Quando entrei para o curso de Filosofia, amigos avisados diziam-me que, quando desse por mim, já me teria tornado ateu. Aceitei o alerta, mas nem por um segundo vacilei a certeza de aquele ser um conselho inútil. A educação católica, a fé, hábitos e crenças de anos, não se perdiam assim, entre livros e exames.
Ao longo da faculdade, recordava-me disso e todos os dias estava mais certo daquela convicção: não se recusa a religião por ler Marx ou Nietzsche; não se troca Deus pela Ideia de Hegel ou a Morte de Heidegger.

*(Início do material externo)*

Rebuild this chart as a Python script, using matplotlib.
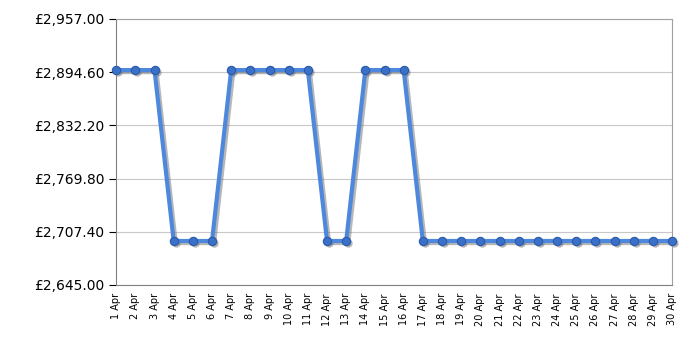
import numpy as np
import matplotlib
matplotlib.use('Agg')
import matplotlib.pyplot as plt
import matplotlib.transforms as mtransforms

days = list(range(1, 31))
day_labels = [f"{d} Apr" for d in days]
high = 2897.0
low = 2696.5
prices = [high, high, high, low, low, low, high, high, high, high, high, low, low,
          high, high, high] + [low] * 14
y_ticks = [2645.00, 2707.40, 2769.80, 2832.20, 2894.60, 2957.00]

fig = plt.figure(figsize=(7, 3.5), dpi=100)
ax = fig.add_axes([0.166, 0.186, 0.794, 0.760])

# drop shadow under the series
shadow_tr = mtransforms.offset_copy(ax.transData, fig=fig, x=1.5, y=-1.5, units='points')
ax.plot(days, prices, color='#606060', alpha=0.45, lw=3, marker='o', ms=6,
        mfc='#606060', mec='none', transform=shadow_tr, zorder=2, clip_on=False)
ax.plot(days, prices, color='#4d88dd', lw=3, marker='o', ms=6,
        mfc='#3a70c8', mec='#2a5aa8', mew=0.8, zorder=3, clip_on=False)

ax.set_xlim(1, 30)
ax.set_ylim(2645, 2957)

ax.set_xticks(days)
ax.set_xticklabels(day_labels, rotation=90, fontsize=7)
ax.set_xticks(days[::3], minor=True)
ax.tick_params(axis='x', which='major', length=0, pad=6)
ax.tick_params(axis='x', which='minor', length=5, color='black')

ax.set_yticks(y_ticks)
ax.set_yticklabels([f"£{v:,.2f}" for v in y_ticks], fontsize=10)
ax.tick_params(axis='y', length=5, color='black')

ax.grid(True, axis='y', color='#c8c8c8', lw=0.8)
ax.grid(True, axis='x', which='minor', color='#c8c8c8', lw=0.8)
for s in ax.spines.values():
    s.set_color('#a0a0a0')
ax.spines['bottom'].set_color('#808080')
ax.spines['left'].set_color('#808080')

fig.savefig('out.png', dpi=100)
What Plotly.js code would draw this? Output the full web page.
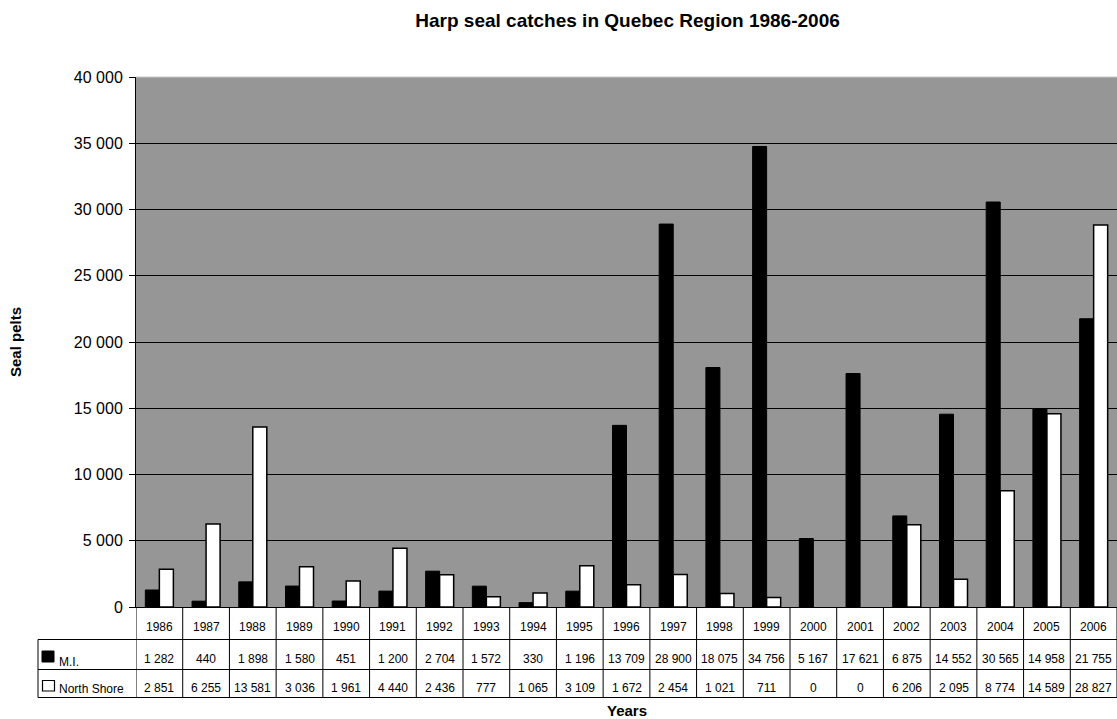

Mas, um dia, já de diploma debaixo do braço, as coisas aconteciam como os meus amigos previram: não tinha havido qualquer tomada de decisão, um momento em que descortinara um facto inequívoco que deitava por terra os fundamentos de uma crença católica em Deus. De repente, dava por mim e Deus não estava lá. Só isso. Não era capaz de acreditar. Não por ter lido este ou aquele autor, mas por os ter lido todos e ficar viciado no raciocínio e pensar demasiado a fé para ser capaz de a ter. Não me tornara um ateu, mas já não me poderia reclamar de qualquer religião.
Desde então, espero que uma sensação de milagre me atinja directamente a pele, sem passar pela razão e tento subir à ingenuidade de onde caí.
Na última sexta-feira, uma dessas epifanias aconteceu. Como há 5 anos, no mesmo lugar, milhares de vozes seguiam Michael Stipe em “Losing My Religion”. E, no auge do tema, vendo a luz recortar as sombras dos rostos que enchiam a sala, já não ouvindo a música, mas sendo, antes, percorrido por ela, voltei a ser religioso, tornei a ser crente. Se era Deus ou não quem ali estava, não faço ideia, mas que eu acreditei Nele, disso não tenho dúvidas.